--- begin ---
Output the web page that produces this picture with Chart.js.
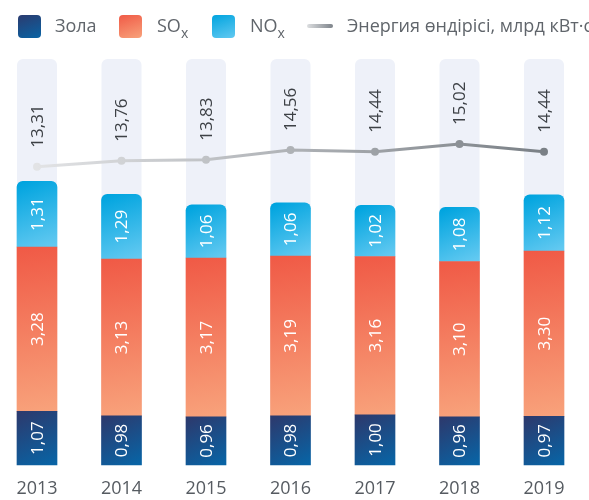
<!DOCTYPE html>
<html>
<head>
<meta charset="utf-8">
<script src="https://cdn.jsdelivr.net/npm/chart.js@4/dist/chart.umd.min.js"></script>
<style>
  html, body { margin: 0; padding: 0; background: #fff; }
  #wrap { position: relative; width: 589px; height: 500px; overflow: hidden; }
  #c { position: absolute; left: 0; top: 0; }
  #legend { position: absolute; left: 0; top: 15px; height: 23px; width: 589px; white-space: nowrap;
    font-family: "Open Sans", sans-serif; font-size: 18px; color: #60656b; }
  .box { position: absolute; top: 0; width: 23px; height: 23px; border-radius: 4px; }
  .lbl { position: absolute; top: -1px; line-height: 23px; }
  sub { font-size: 14px; vertical-align: -6px; line-height: 0; }
  .ln { position: absolute; top: 9px; width: 26px; height: 4px; border-radius: 2px;
    background: linear-gradient(90deg, #dcdee0, #7d838a); }
</style>
</head>
<body>
<div id="wrap">
  <canvas id="c" width="589" height="500"></canvas>
  <div id="legend">
    <div class="box" style="left:18px;background:linear-gradient(160deg,#2b3b6f,#0963a4);"></div>
    <div class="lbl" style="left:55px;">Зола</div>
    <div class="box" style="left:119px;background:linear-gradient(160deg,#f05a46,#f8a27b);"></div>
    <div class="lbl" style="left:157px;">SO<sub>x</sub></div>
    <div class="box" style="left:212px;background:linear-gradient(160deg,#00a4df,#62c9f1);"></div>
    <div class="lbl" style="left:250px;">NO<sub>x</sub></div>
    <div class="ln" style="left:307px;"></div>
    <div class="lbl" style="left:347px;">Энергия өндірісі, млрд кВт·с</div>
  </div>
</div>
<script>
// ---- data ----
const years  = ['2013', '2014', '2015', '2016', '2017', '2018', '2019'];
const zola   = [1.07, 0.98, 0.96, 0.98, 1.00, 0.96, 0.97];
const sox    = [3.28, 3.13, 3.17, 3.19, 3.16, 3.10, 3.30];
const nox    = [1.31, 1.29, 1.06, 1.06, 1.02, 1.08, 1.12];
const energy = [13.31, 13.76, 13.83, 14.56, 14.44, 15.02, 14.44];

const series = [zola, sox, nox];
const FONT = '"Open Sans", sans-serif';
const fmt = v => v.toFixed(2).replace('.', ',');

function segGrad(dsIndex, top, bottom) {
  return (c) => {
    const chart = c.chart;
    const ca = chart.chartArea;
    if (!ca || c.type !== 'data' || !chart.scales.y) return bottom;
    const j = c.dataIndex;
    let base = 0;
    for (let k = 0; k < dsIndex; k++) base += series[k][j];
    const y = chart.scales.y, x = chart.scales.x;
    const yTop = y.getPixelForValue(base + series[dsIndex][j]);
    const yBot = y.getPixelForValue(base);
    const xc = x.getPixelForValue(j);
    const g = chart.ctx.createLinearGradient(xc - 12, yTop, xc + 12, yBot);
    g.addColorStop(0, top);
    g.addColorStop(1, bottom);
    return g;
  };
}

function lineGrad(c) {
  const chart = c.chart;
  const ca = chart.chartArea;
  if (!ca) return '#9a9fa4';
  const g = chart.ctx.createLinearGradient(ca.left, 0, ca.right, 0);
  g.addColorStop(0, '#e2e3e5');
  g.addColorStop(0.45, '#b4b7bb');
  g.addColorStop(1, '#7a8086');
  return g;
}

const bgBars = {
  id: 'bgBars',
  beforeDatasetsDraw(chart) {
    const meta = chart.getDatasetMeta(1);
    const ca = chart.chartArea;
    const ctx = chart.ctx;
    ctx.save();
    ctx.fillStyle = '#eef1f9';
    meta.data.forEach(el => {
      const w = el.width;
      const x0 = el.x - w / 2;
      ctx.beginPath();
      ctx.roundRect(x0, ca.top, w, ca.bottom - ca.top, [6, 6, 0, 0]);
      ctx.fill();
    });
    ctx.restore();
  }
};

const valueLabels = {
  id: 'valueLabels',
  afterDatasetsDraw(chart) {
    const ctx = chart.ctx;
    ctx.save();
    [1, 2, 3].forEach((di, si) => {
      const meta = chart.getDatasetMeta(di);
      meta.data.forEach((el, j) => {
        const yc = (el.y + el.base) / 2;
        ctx.save();
        ctx.translate(el.x, yc);
        ctx.rotate(-Math.PI / 2);
        ctx.fillStyle = '#ffffff';
        ctx.font = '17px ' + FONT;
        ctx.textAlign = 'center';
        ctx.textBaseline = 'middle';
        ctx.fillText(fmt(series[si][j]), 0, 1);
        ctx.restore();
      });
    });
    const lm = chart.getDatasetMeta(0);
    lm.data.forEach((pt, j) => {
      ctx.save();
      ctx.translate(pt.x, pt.y - 19);
      ctx.rotate(-Math.PI / 2);
      ctx.fillStyle = '#3d4146';
      ctx.font = '17px ' + FONT;
      ctx.textAlign = 'left';
      ctx.textBaseline = 'middle';
      ctx.fillText(fmt(energy[j]), 0, 1);
      ctx.restore();
    });
    ctx.restore();
  }
};

new Chart(document.getElementById('c'), {
  data: {
    labels: years,
    datasets: [
      {
        type: 'line', label: 'Энергия өндірісі, млрд кВт·с', data: energy, yAxisID: 'y2',
        borderColor: lineGrad, borderWidth: 3, tension: 0, clip: false,
        pointRadius: 4, pointBorderWidth: 0, pointBackgroundColor: lineGrad,
        order: 0
      },
      { type: 'bar', label: 'Зола', data: zola, yAxisID: 'y', stack: 's', clip: false,
        backgroundColor: segGrad(0, '#2b3b6f', '#0963a4'), barThickness: 40, order: 1 },
      { type: 'bar', label: 'SOx', data: sox, yAxisID: 'y', stack: 's', clip: false,
        backgroundColor: segGrad(1, '#f05a46', '#f8a27b'), barThickness: 40, order: 1 },
      { type: 'bar', label: 'NOx', data: nox, yAxisID: 'y', stack: 's', clip: false,
        backgroundColor: segGrad(2, '#00a4df', '#62c9f1'), barThickness: 40, order: 1,
        borderRadius: { topLeft: 6, topRight: 6, bottomLeft: 0, bottomRight: 0 }, borderSkipped: false }
    ]
  },
  options: {
    responsive: false,
    animation: false,
    layout: { padding: { top: 59, left: 37, right: 45, bottom: 0 } },
    plugins: { legend: { display: false }, tooltip: { enabled: false } },
    scales: {
      x: {
        stacked: true, offset: false,
        grid: { display: false, drawTicks: false },
        border: { display: false },
        ticks: { color: '#565b61', font: { family: FONT, size: 18 }, padding: 13, maxRotation: 0, autoSkip: false },
        afterFit: (s) => { s.height = 35; }
      },
      y: { stacked: true, display: false, min: 0, max: 8.1 },
      y2: { display: false, min: -9.1, max: 21.4 }
    }
  },
  plugins: [bgBars, valueLabels]
});
</script>
</body>
</html>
--- end ---
Repeat the material above verbatim, with no pictures in the output.

Output the web page that produces this picture with Chart.js.
<!DOCTYPE html>
<html>
<head>
<meta charset="utf-8">
<script src="https://cdn.jsdelivr.net/npm/chart.js@4/dist/chart.umd.min.js"></script>
<style>
  html, body { margin: 0; padding: 0; background: #fff; }
  #wrap { position: relative; width: 589px; height: 500px; overflow: hidden; }
  #c { position: absolute; left: 0; top: 0; }
  #legend { position: absolute; left: 0; top: 15px; height: 23px; width: 589px; white-space: nowrap;
    font-family: "Open Sans", sans-serif; font-size: 18px; color: #60656b; }
  .box { position: absolute; top: 0; width: 23px; height: 23px; border-radius: 4px; }
  .lbl { position: absolute; top: -1px; line-height: 23px; }
  sub { font-size: 14px; vertical-align: -6px; line-height: 0; }
  .ln { position: absolute; top: 9px; width: 26px; height: 4px; border-radius: 2px;
    background: linear-gradient(90deg, #dcdee0, #7d838a); }
</style>
</head>
<body>
<div id="wrap">
  <canvas id="c" width="589" height="500"></canvas>
  <div id="legend">
    <div class="box" style="left:18px;background:linear-gradient(160deg,#2b3b6f,#0963a4);"></div>
    <div class="lbl" style="left:55px;">Зола</div>
    <div class="box" style="left:119px;background:linear-gradient(160deg,#f05a46,#f8a27b);"></div>
    <div class="lbl" style="left:157px;">SO<sub>x</sub></div>
    <div class="box" style="left:212px;background:linear-gradient(160deg,#00a4df,#62c9f1);"></div>
    <div class="lbl" style="left:250px;">NO<sub>x</sub></div>
    <div class="ln" style="left:307px;"></div>
    <div class="lbl" style="left:347px;">Энергия өндірісі, млрд кВт·с</div>
  </div>
</div>
<script>
// ---- data ----
const years  = ['2013', '2014', '2015', '2016', '2017', '2018', '2019'];
const zola   = [1.07, 0.98, 0.96, 0.98, 1.00, 0.96, 0.97];
const sox    = [3.28, 3.13, 3.17, 3.19, 3.16, 3.10, 3.30];
const nox    = [1.31, 1.29, 1.06, 1.06, 1.02, 1.08, 1.12];
const energy = [13.31, 13.76, 13.83, 14.56, 14.44, 15.02, 14.44];

const series = [zola, sox, nox];
const FONT = '"Open Sans", sans-serif';
const fmt = v => v.toFixed(2).replace('.', ',');

function segGrad(dsIndex, top, bottom) {
  return (c) => {
    const chart = c.chart;
    const ca = chart.chartArea;
    if (!ca || c.type !== 'data' || !chart.scales.y) return bottom;
    const j = c.dataIndex;
    let base = 0;
    for (let k = 0; k < dsIndex; k++) base += series[k][j];
    const y = chart.scales.y, x = chart.scales.x;
    const yTop = y.getPixelForValue(base + series[dsIndex][j]);
    const yBot = y.getPixelForValue(base);
    const xc = x.getPixelForValue(j);
    const g = chart.ctx.createLinearGradient(xc - 12, yTop, xc + 12, yBot);
    g.addColorStop(0, top);
    g.addColorStop(1, bottom);
    return g;
  };
}

function lineGrad(c) {
  const chart = c.chart;
  const ca = chart.chartArea;
  if (!ca) return '#9a9fa4';
  const g = chart.ctx.createLinearGradient(ca.left, 0, ca.right, 0);
  g.addColorStop(0, '#e2e3e5');
  g.addColorStop(0.45, '#b4b7bb');
  g.addColorStop(1, '#7a8086');
  return g;
}

const bgBars = {
  id: 'bgBars',
  beforeDatasetsDraw(chart) {
    const meta = chart.getDatasetMeta(1);
    const ca = chart.chartArea;
    const ctx = chart.ctx;
    ctx.save();
    ctx.fillStyle = '#eef1f9';
    meta.data.forEach(el => {
      const w = el.width;
      const x0 = el.x - w / 2;
      ctx.beginPath();
      ctx.roundRect(x0, ca.top, w, ca.bottom - ca.top, [6, 6, 0, 0]);
      ctx.fill();
    });
    ctx.restore();
  }
};

const valueLabels = {
  id: 'valueLabels',
  afterDatasetsDraw(chart) {
    const ctx = chart.ctx;
    ctx.save();
    [1, 2, 3].forEach((di, si) => {
      const meta = chart.getDatasetMeta(di);
      meta.data.forEach((el, j) => {
        const yc = (el.y + el.base) / 2;
        ctx.save();
        ctx.translate(el.x, yc);
        ctx.rotate(-Math.PI / 2);
        ctx.fillStyle = '#ffffff';
        ctx.font = '17px ' + FONT;
        ctx.textAlign = 'center';
        ctx.textBaseline = 'middle';
        ctx.fillText(fmt(series[si][j]), 0, 1);
        ctx.restore();
      });
    });
    const lm = chart.getDatasetMeta(0);
    lm.data.forEach((pt, j) => {
      ctx.save();
      ctx.translate(pt.x, pt.y - 19);
      ctx.rotate(-Math.PI / 2);
      ctx.fillStyle = '#3d4146';
      ctx.font = '17px ' + FONT;
      ctx.textAlign = 'left';
      ctx.textBaseline = 'middle';
      ctx.fillText(fmt(energy[j]), 0, 1);
      ctx.restore();
    });
    ctx.restore();
  }
};

new Chart(document.getElementById('c'), {
  data: {
    labels: years,
    datasets: [
      {
        type: 'line', label: 'Энергия өндірісі, млрд кВт·с', data: energy, yAxisID: 'y2',
        borderColor: lineGrad, borderWidth: 3, tension: 0, clip: false,
        pointRadius: 4, pointBorderWidth: 0, pointBackgroundColor: lineGrad,
        order: 0
      },
      { type: 'bar', label: 'Зола', data: zola, yAxisID: 'y', stack: 's', clip: false,
        backgroundColor: segGrad(0, '#2b3b6f', '#0963a4'), barThickness: 40, order: 1 },
      { type: 'bar', label: 'SOx', data: sox, yAxisID: 'y', stack: 's', clip: false,
        backgroundColor: segGrad(1, '#f05a46', '#f8a27b'), barThickness: 40, order: 1 },
      { type: 'bar', label: 'NOx', data: nox, yAxisID: 'y', stack: 's', clip: false,
        backgroundColor: segGrad(2, '#00a4df', '#62c9f1'), barThickness: 40, order: 1,
        borderRadius: { topLeft: 6, topRight: 6, bottomLeft: 0, bottomRight: 0 }, borderSkipped: false }
    ]
  },
  options: {
    responsive: false,
    animation: false,
    layout: { padding: { top: 59, left: 37, right: 45, bottom: 0 } },
    plugins: { legend: { display: false }, tooltip: { enabled: false } },
    scales: {
      x: {
        stacked: true, offset: false,
        grid: { display: false, drawTicks: false },
        border: { display: false },
        ticks: { color: '#565b61', font: { family: FONT, size: 18 }, padding: 13, maxRotation: 0, autoSkip: false },
        afterFit: (s) => { s.height = 35; }
      },
      y: { stacked: true, display: false, min: 0, max: 8.1 },
      y2: { display: false, min: -9.1, max: 21.4 }
    }
  },
  plugins: [bgBars, valueLabels]
});
</script>
</body>
</html>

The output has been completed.